First off, calling someone a gang member or implying there are gangs in the LASD isn't hate speech. It's not even hate speech in the most ignorant sense of the word. Speech someone doesn't like is not hate speech, and that's all that's really happening here. The Sheriff and his deputies aren't a protected class, nor is being employed by the LASD an immutable characteristic that can trigger hate crime laws when derogatory language is used. The rest of this is no less stupid. "Further use… will be evidence of your actual underlying intent" to harm the Department. Whatever. This isn't legally binding and further use will be evidence of nothing.
So very stupid.
As the first fluently Spanish speaking Latino Sheriff in over a hundred years, who supervises a majority Latino workforce, I hope you can see the blatant racial inferences your conscious bias displays every time you choose to attack our Department with this derogatory term.
Um, people were saying the LASD was gang-infested long before you took office, Sheriff. That they're still saying it doesn't reflect on you or your multilingual skills. All it says is that the problem persists and it's now your problem, Sheriff.
Finally, the Sheriff appears to believe this somehow is a valid legal threat, despite the fact he's unlikely to prevail in a defamation lawsuit against city council members. Here's how the letter wraps up:
I openly challenge every elected leader, or their appointees, to provide facts to me and name individuals who they can prove are "gang members," as defined by California Penal Code Section 13670, and subject yourself to defamation laws if wrong.

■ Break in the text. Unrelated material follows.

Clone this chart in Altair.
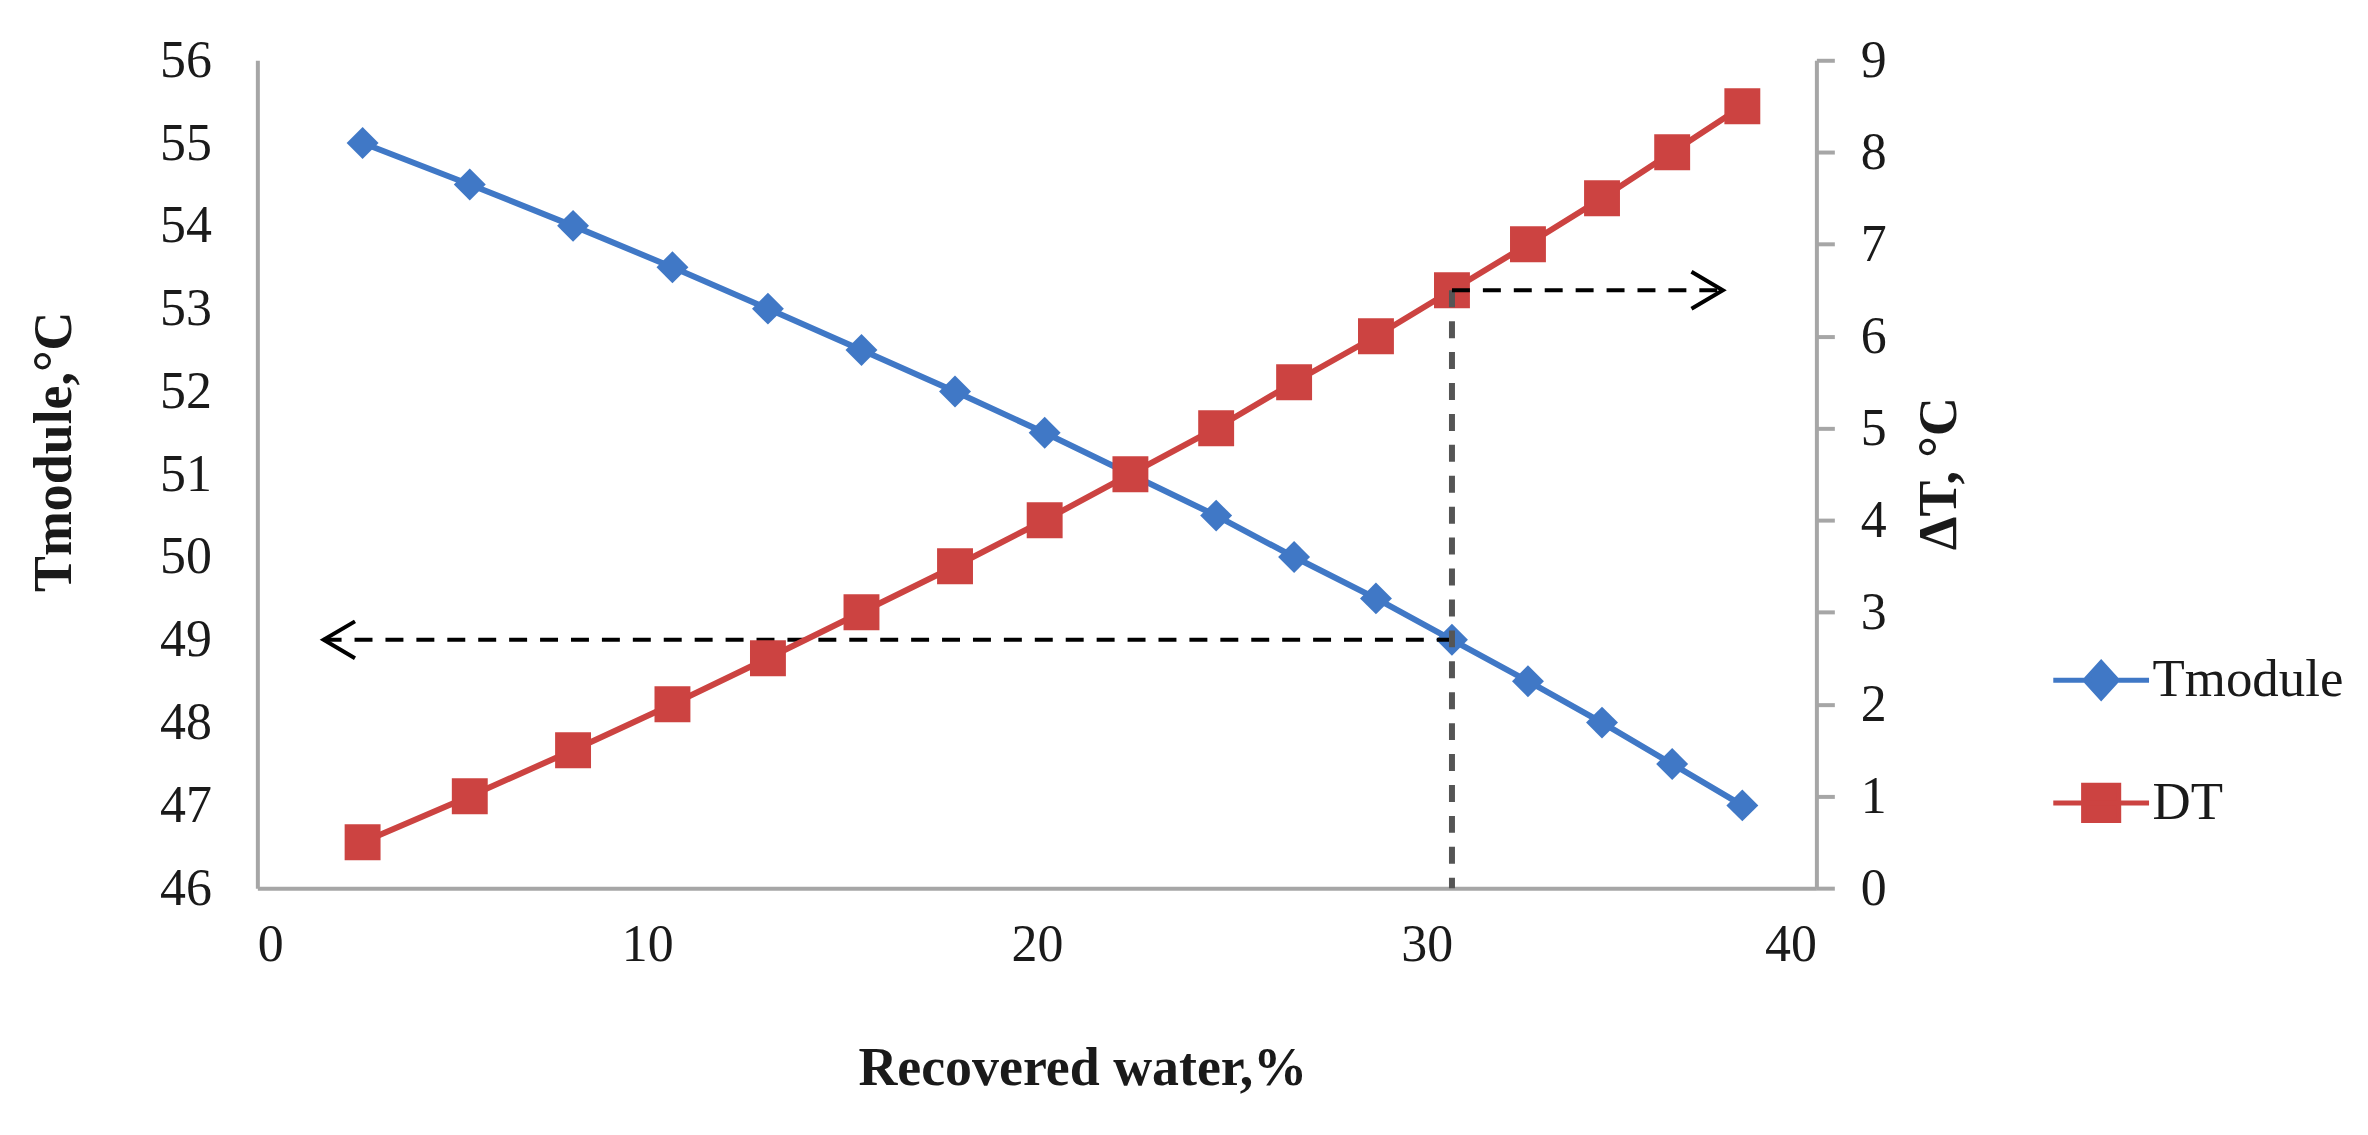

LOL. Well, this shouldn't be too hard. Here's the relevant part of the California Code:
"Law enforcement gang" means a group of peace officers within a law enforcement agency who may identify themselves by a name and may be associated with an identifying symbol, including, but not limited to, matching tattoos, and who engage in a pattern of on-duty behavior that intentionally violates the law or fundamental principles of professional policing, including, but not limited to, excluding, harassing, or discriminating against any individual based on a protected category under federal or state antidiscrimination laws, engaging in or promoting conduct that violates the rights of other employees or members of the public, violating agency policy, the persistent practice of unlawful detention or use of excessive force in circumstances where it is known to be unjustified, falsifying police reports, fabricating or destroying evidence, targeting persons for enforcement based solely on protected characteristics of those persons, theft, unauthorized use of alcohol or drugs on duty, unlawful or unauthorized protection of other members from disciplinary actions, and retaliation against other officers who threaten or interfere with the activities of the group.
To sum up: the Los Angeles Sheriff's Department is a gang associated with an identifying symbol that engages in all of the listed behavior. Therefore, it should be declared illegal under state law and disbanded.
There are few things more enjoyable than sternly-worded letters that are 50% bluster, 50% unintentionally hilarious. Recipients of this letter should take the Sheriff up on his dare and let him know just how many bad apples he's overseeing. If nothing else, council members should send Villanueva a "Thanks for the laugh. I really needed that." in response to his declaration of keyboard war.